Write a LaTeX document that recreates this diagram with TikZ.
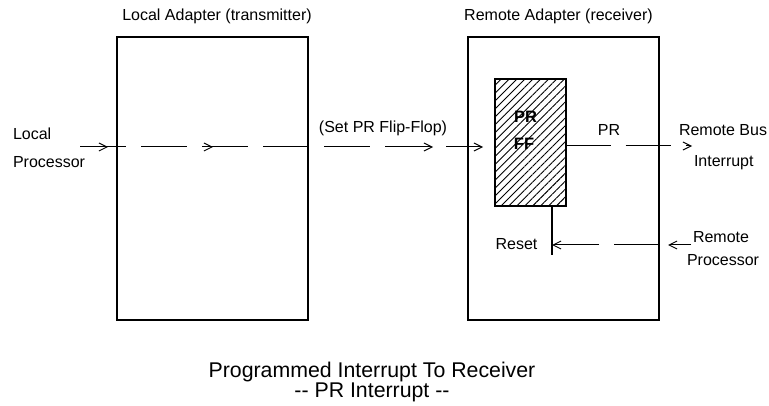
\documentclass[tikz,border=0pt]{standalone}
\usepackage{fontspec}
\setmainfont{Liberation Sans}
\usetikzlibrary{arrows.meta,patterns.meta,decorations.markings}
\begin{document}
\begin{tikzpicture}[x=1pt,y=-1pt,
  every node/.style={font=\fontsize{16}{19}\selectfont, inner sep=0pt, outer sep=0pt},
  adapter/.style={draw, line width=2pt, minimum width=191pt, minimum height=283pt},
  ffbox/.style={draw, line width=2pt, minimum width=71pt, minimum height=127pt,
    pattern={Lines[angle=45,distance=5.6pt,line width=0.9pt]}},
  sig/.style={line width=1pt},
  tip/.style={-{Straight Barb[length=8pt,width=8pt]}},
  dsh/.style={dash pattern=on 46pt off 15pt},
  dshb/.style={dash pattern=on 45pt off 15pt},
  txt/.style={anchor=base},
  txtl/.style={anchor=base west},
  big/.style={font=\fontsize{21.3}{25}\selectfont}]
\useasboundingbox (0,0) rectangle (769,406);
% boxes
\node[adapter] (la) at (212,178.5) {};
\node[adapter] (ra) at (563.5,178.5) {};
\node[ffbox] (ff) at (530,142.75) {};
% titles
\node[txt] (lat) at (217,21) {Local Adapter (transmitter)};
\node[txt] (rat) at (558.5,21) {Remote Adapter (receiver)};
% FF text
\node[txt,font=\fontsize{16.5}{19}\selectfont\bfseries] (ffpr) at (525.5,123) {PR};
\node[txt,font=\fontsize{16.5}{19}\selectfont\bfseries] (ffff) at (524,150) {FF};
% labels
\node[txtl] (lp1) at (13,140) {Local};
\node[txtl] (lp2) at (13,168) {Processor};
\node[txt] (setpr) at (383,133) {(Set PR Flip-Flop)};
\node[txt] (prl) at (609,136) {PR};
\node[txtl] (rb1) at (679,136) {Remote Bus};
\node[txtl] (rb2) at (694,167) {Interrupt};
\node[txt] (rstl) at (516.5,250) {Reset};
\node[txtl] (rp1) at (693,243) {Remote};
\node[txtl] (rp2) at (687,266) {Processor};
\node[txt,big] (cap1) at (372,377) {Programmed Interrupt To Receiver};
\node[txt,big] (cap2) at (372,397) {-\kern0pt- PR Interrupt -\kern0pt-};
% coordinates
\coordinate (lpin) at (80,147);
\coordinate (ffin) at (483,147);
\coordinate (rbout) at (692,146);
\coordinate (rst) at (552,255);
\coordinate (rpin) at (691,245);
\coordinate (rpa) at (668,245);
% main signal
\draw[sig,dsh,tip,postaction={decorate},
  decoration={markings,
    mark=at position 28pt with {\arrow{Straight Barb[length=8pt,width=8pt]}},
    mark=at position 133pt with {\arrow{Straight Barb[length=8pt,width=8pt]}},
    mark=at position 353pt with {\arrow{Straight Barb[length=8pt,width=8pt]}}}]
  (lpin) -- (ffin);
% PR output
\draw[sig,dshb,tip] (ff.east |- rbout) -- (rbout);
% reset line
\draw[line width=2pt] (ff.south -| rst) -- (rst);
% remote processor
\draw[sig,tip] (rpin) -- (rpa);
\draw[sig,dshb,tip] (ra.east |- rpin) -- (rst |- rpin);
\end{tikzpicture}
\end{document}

----------------------------------------

### WRITTEN INSTRUCTION:
All of the data needs repeating exactly, but the pictures do not.

### RESPONSE BELOW:
Write a LaTeX document that recreates this diagram with TikZ.
\documentclass[tikz,border=0pt]{standalone}
\usepackage{fontspec}
\setmainfont{Liberation Sans}
\usetikzlibrary{arrows.meta,patterns.meta,decorations.markings}
\begin{document}
\begin{tikzpicture}[x=1pt,y=-1pt,
  every node/.style={font=\fontsize{16}{19}\selectfont, inner sep=0pt, outer sep=0pt},
  adapter/.style={draw, line width=2pt, minimum width=191pt, minimum height=283pt},
  ffbox/.style={draw, line width=2pt, minimum width=71pt, minimum height=127pt,
    pattern={Lines[angle=45,distance=5.6pt,line width=0.9pt]}},
  sig/.style={line width=1pt},
  tip/.style={-{Straight Barb[length=8pt,width=8pt]}},
  dsh/.style={dash pattern=on 46pt off 15pt},
  dshb/.style={dash pattern=on 45pt off 15pt},
  txt/.style={anchor=base},
  txtl/.style={anchor=base west},
  big/.style={font=\fontsize{21.3}{25}\selectfont}]
\useasboundingbox (0,0) rectangle (769,406);
% boxes
\node[adapter] (la) at (212,178.5) {};
\node[adapter] (ra) at (563.5,178.5) {};
\node[ffbox] (ff) at (530,142.75) {};
% titles
\node[txt] (lat) at (217,21) {Local Adapter (transmitter)};
\node[txt] (rat) at (558.5,21) {Remote Adapter (receiver)};
% FF text
\node[txt,font=\fontsize{16.5}{19}\selectfont\bfseries] (ffpr) at (525.5,123) {PR};
\node[txt,font=\fontsize{16.5}{19}\selectfont\bfseries] (ffff) at (524,150) {FF};
% labels
\node[txtl] (lp1) at (13,140) {Local};
\node[txtl] (lp2) at (13,168) {Processor};
\node[txt] (setpr) at (383,133) {(Set PR Flip-Flop)};
\node[txt] (prl) at (609,136) {PR};
\node[txtl] (rb1) at (679,136) {Remote Bus};
\node[txtl] (rb2) at (694,167) {Interrupt};
\node[txt] (rstl) at (516.5,250) {Reset};
\node[txtl] (rp1) at (693,243) {Remote};
\node[txtl] (rp2) at (687,266) {Processor};
\node[txt,big] (cap1) at (372,377) {Programmed Interrupt To Receiver};
\node[txt,big] (cap2) at (372,397) {-\kern0pt- PR Interrupt -\kern0pt-};
% coordinates
\coordinate (lpin) at (80,147);
\coordinate (ffin) at (483,147);
\coordinate (rbout) at (692,146);
\coordinate (rst) at (552,255);
\coordinate (rpin) at (691,245);
\coordinate (rpa) at (668,245);
% main signal
\draw[sig,dsh,tip,postaction={decorate},
  decoration={markings,
    mark=at position 28pt with {\arrow{Straight Barb[length=8pt,width=8pt]}},
    mark=at position 133pt with {\arrow{Straight Barb[length=8pt,width=8pt]}},
    mark=at position 353pt with {\arrow{Straight Barb[length=8pt,width=8pt]}}}]
  (lpin) -- (ffin);
% PR output
\draw[sig,dshb,tip] (ff.east |- rbout) -- (rbout);
% reset line
\draw[line width=2pt] (ff.south -| rst) -- (rst);
% remote processor
\draw[sig,tip] (rpin) -- (rpa);
\draw[sig,dshb,tip] (ra.east |- rpin) -- (rst |- rpin);
\end{tikzpicture}
\end{document}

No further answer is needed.